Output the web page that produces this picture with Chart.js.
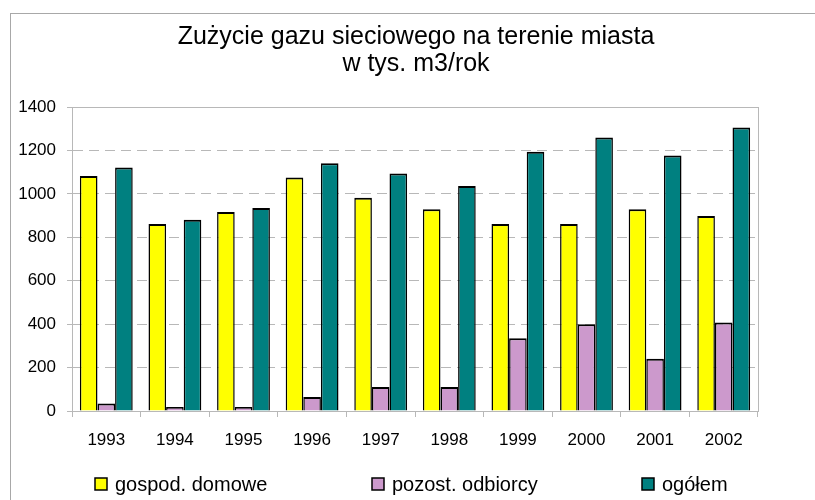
<!DOCTYPE html>
<html>
<head>
<meta charset="utf-8">
<script src="https://cdn.jsdelivr.net/npm/chart.js@4.4.0/dist/chart.umd.min.js"></script>
<style>
  html, body { margin: 0; padding: 0; background: #fff; }
  canvas { display: block; }
</style>
</head>
<body>
<canvas id="gazChart" width="815" height="500"></canvas>
<script>
// Dane (tys. m3/rok)
const lata = ['1993', '1994', '1995', '1996', '1997', '1998', '1999', '2000', '2001', '2002'];
const gospodDomowe = [1082, 861, 916, 1075, 982, 929, 861, 861, 929, 898];
const pozostOdbiorcy = [35, 18, 18, 64, 110, 110, 335, 399, 241, 408];
const ogolem = [1121, 881, 935, 1141, 1094, 1036, 1194, 1260, 1177, 1306];
const osY = { min: 0, max: 1400, krok: 200 };

const FONT = "'Liberation Sans', Arial, sans-serif";
const SZARY = '#b8b8b8';

// ramka całego obrazka i obramowanie obszaru wykresu
const ramka = {
  id: 'ramka',
  beforeDraw(chart) {
    const ctx = chart.ctx;
    ctx.save();
    ctx.strokeStyle = '#a8a8a8';
    ctx.lineWidth = 1;
    ctx.strokeRect(10.5, 13.5, 900, 600);
    ctx.restore();
  },
  beforeDatasetsDraw(chart) {
    const a = chart.chartArea;
    const ctx = chart.ctx;
    ctx.save();
    ctx.strokeStyle = SZARY;
    ctx.lineWidth = 1;
    ctx.strokeRect(Math.round(a.left) + 0.5, Math.round(a.top) + 0.5,
      Math.round(a.right - a.left), Math.round(a.bottom - a.top));
    ctx.restore();
  }
};

// legenda rozstawiona jak w oryginale
const legenda = {
  id: 'legenda',
  afterDraw(chart) {
    const ctx = chart.ctx;
    const pozX = [95, 372, 642];
    const y = 491;
    ctx.save();
    ctx.font = '20px ' + FONT;
    ctx.textBaseline = 'alphabetic';
    ctx.textAlign = 'left';
    chart.data.datasets.forEach((ds, i) => {
      const x = pozX[i];
      ctx.fillStyle = ds.backgroundColor;
      ctx.fillRect(x, y - 13, 12, 12);
      ctx.strokeStyle = '#000';
      ctx.lineWidth = 1.5;
      ctx.strokeRect(x, y - 13, 12, 12);
      ctx.fillStyle = '#000';
      ctx.fillText(ds.label, x + 20, y);
    });
    ctx.restore();
  }
};

new Chart(document.getElementById('gazChart'), {
  type: 'bar',
  data: {
    labels: lata,
    datasets: [
      { label: 'gospod. domowe', data: gospodDomowe, backgroundColor: '#ffff00' },
      { label: 'pozost. odbiorcy', data: pozostOdbiorcy, backgroundColor: '#cc99cc' },
      { label: 'ogółem', data: ogolem, backgroundColor: '#008080' }
    ]
  },
  options: {
    responsive: false,
    animation: false,
    layout: { padding: { left: 17, right: 0, top: 0, bottom: 49 } },
    datasets: {
      bar: {
        borderColor: '#000',
        borderWidth: { top: 2, left: 1.5, right: 1.5, bottom: 0 },
        categoryPercentage: 0.77,
        barPercentage: 1.0
      }
    },
    plugins: {
      legend: { display: false },
      tooltip: { enabled: false },
      title: {
        display: true,
        text: ['Zużycie gazu sieciowego na terenie miasta', 'w tys. m3/rok'],
        color: '#000',
        font: { family: FONT, size: 25, weight: 'normal', lineHeight: 1.06 },
        padding: { top: 24, bottom: 30 }
      }
    },
    scales: {
      x: {
        grid: { drawOnChartArea: false, offset: true, tickLength: 6, color: SZARY },
        border: { color: SZARY },
        ticks: { color: '#000', padding: 13, font: { family: FONT, size: 17 } },
        afterFit: s => { s.height = 40; }
      },
      y: {
        min: osY.min,
        max: osY.max,
        grid: {
          color: c => (c.tick && c.tick.value === osY.max ? 'rgba(0,0,0,0)' : SZARY),
          tickColor: SZARY,
          tickLength: 5,
          tickBorderDash: []
        },
        border: { color: SZARY, dash: [10, 6] },
        ticks: {
          stepSize: osY.krok,
          color: '#000',
          padding: 11,
          font: { family: FONT, size: 17 },
          callback: v => String(v)
        },
        afterFit: s => { s.width = 55; }
      },
      prawa: {
        position: 'right',
        grid: { display: false },
        border: { display: false },
        ticks: { display: false },
        afterFit: s => { s.width = 57; }
      }
    }
  },
  plugins: [ramka, legenda]
});
</script>
</body>
</html>
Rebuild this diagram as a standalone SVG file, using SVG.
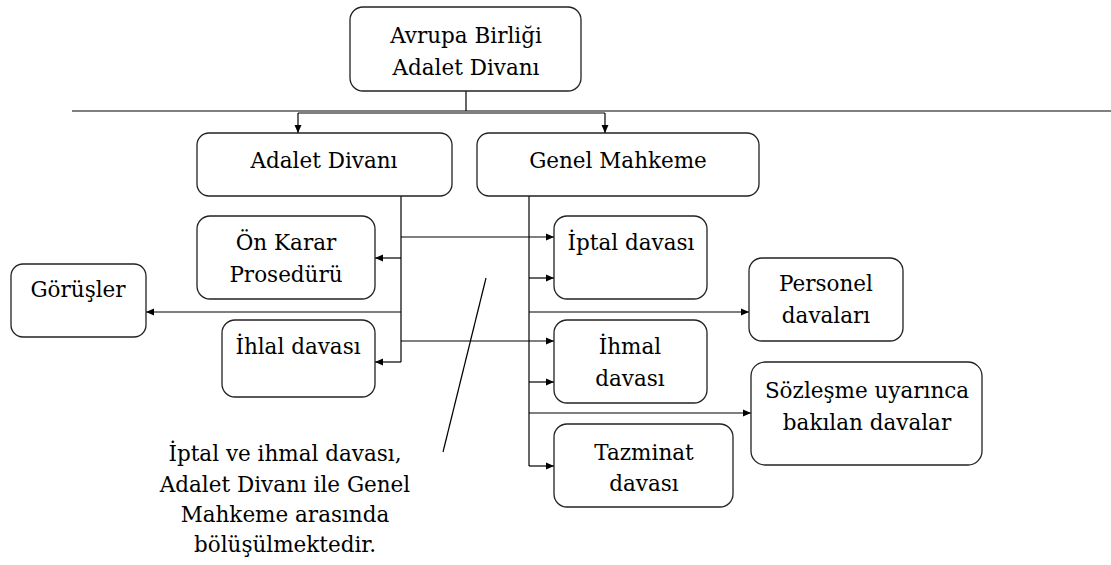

+===+

Exercise details
Transcribe every line in the entries above, taking out only the images.

Exercise solution
Output the web page that produces this picture with Chart.js.
<!DOCTYPE html>
<html>
<head>
<meta charset="utf-8">
<script src="https://cdn.jsdelivr.net/npm/chart.js@4.4.0/dist/chart.umd.min.js"></script>
<style>
  html, body { margin: 0; padding: 0; background: #fff; }
  canvas { display: block; }
</style>
</head>
<body>
<canvas id="gazChart" width="815" height="500"></canvas>
<script>
// Dane (tys. m3/rok)
const lata = ['1993', '1994', '1995', '1996', '1997', '1998', '1999', '2000', '2001', '2002'];
const gospodDomowe = [1082, 861, 916, 1075, 982, 929, 861, 861, 929, 898];
const pozostOdbiorcy = [35, 18, 18, 64, 110, 110, 335, 399, 241, 408];
const ogolem = [1121, 881, 935, 1141, 1094, 1036, 1194, 1260, 1177, 1306];
const osY = { min: 0, max: 1400, krok: 200 };

const FONT = "'Liberation Sans', Arial, sans-serif";
const SZARY = '#b8b8b8';

// ramka całego obrazka i obramowanie obszaru wykresu
const ramka = {
  id: 'ramka',
  beforeDraw(chart) {
    const ctx = chart.ctx;
    ctx.save();
    ctx.strokeStyle = '#a8a8a8';
    ctx.lineWidth = 1;
    ctx.strokeRect(10.5, 13.5, 900, 600);
    ctx.restore();
  },
  beforeDatasetsDraw(chart) {
    const a = chart.chartArea;
    const ctx = chart.ctx;
    ctx.save();
    ctx.strokeStyle = SZARY;
    ctx.lineWidth = 1;
    ctx.strokeRect(Math.round(a.left) + 0.5, Math.round(a.top) + 0.5,
      Math.round(a.right - a.left), Math.round(a.bottom - a.top));
    ctx.restore();
  }
};

// legenda rozstawiona jak w oryginale
const legenda = {
  id: 'legenda',
  afterDraw(chart) {
    const ctx = chart.ctx;
    const pozX = [95, 372, 642];
    const y = 491;
    ctx.save();
    ctx.font = '20px ' + FONT;
    ctx.textBaseline = 'alphabetic';
    ctx.textAlign = 'left';
    chart.data.datasets.forEach((ds, i) => {
      const x = pozX[i];
      ctx.fillStyle = ds.backgroundColor;
      ctx.fillRect(x, y - 13, 12, 12);
      ctx.strokeStyle = '#000';
      ctx.lineWidth = 1.5;
      ctx.strokeRect(x, y - 13, 12, 12);
      ctx.fillStyle = '#000';
      ctx.fillText(ds.label, x + 20, y);
    });
    ctx.restore();
  }
};

new Chart(document.getElementById('gazChart'), {
  type: 'bar',
  data: {
    labels: lata,
    datasets: [
      { label: 'gospod. domowe', data: gospodDomowe, backgroundColor: '#ffff00' },
      { label: 'pozost. odbiorcy', data: pozostOdbiorcy, backgroundColor: '#cc99cc' },
      { label: 'ogółem', data: ogolem, backgroundColor: '#008080' }
    ]
  },
  options: {
    responsive: false,
    animation: false,
    layout: { padding: { left: 17, right: 0, top: 0, bottom: 49 } },
    datasets: {
      bar: {
        borderColor: '#000',
        borderWidth: { top: 2, left: 1.5, right: 1.5, bottom: 0 },
        categoryPercentage: 0.77,
        barPercentage: 1.0
      }
    },
    plugins: {
      legend: { display: false },
      tooltip: { enabled: false },
      title: {
        display: true,
        text: ['Zużycie gazu sieciowego na terenie miasta', 'w tys. m3/rok'],
        color: '#000',
        font: { family: FONT, size: 25, weight: 'normal', lineHeight: 1.06 },
        padding: { top: 24, bottom: 30 }
      }
    },
    scales: {
      x: {
        grid: { drawOnChartArea: false, offset: true, tickLength: 6, color: SZARY },
        border: { color: SZARY },
        ticks: { color: '#000', padding: 13, font: { family: FONT, size: 17 } },
        afterFit: s => { s.height = 40; }
      },
      y: {
        min: osY.min,
        max: osY.max,
        grid: {
          color: c => (c.tick && c.tick.value === osY.max ? 'rgba(0,0,0,0)' : SZARY),
          tickColor: SZARY,
          tickLength: 5,
          tickBorderDash: []
        },
        border: { color: SZARY, dash: [10, 6] },
        ticks: {
          stepSize: osY.krok,
          color: '#000',
          padding: 11,
          font: { family: FONT, size: 17 },
          callback: v => String(v)
        },
        afterFit: s => { s.width = 55; }
      },
      prawa: {
        position: 'right',
        grid: { display: false },
        border: { display: false },
        ticks: { display: false },
        afterFit: s => { s.width = 57; }
      }
    }
  },
  plugins: [ramka, legenda]
});
</script>
</body>
</html>
Rebuild this diagram as a standalone SVG file, using SVG.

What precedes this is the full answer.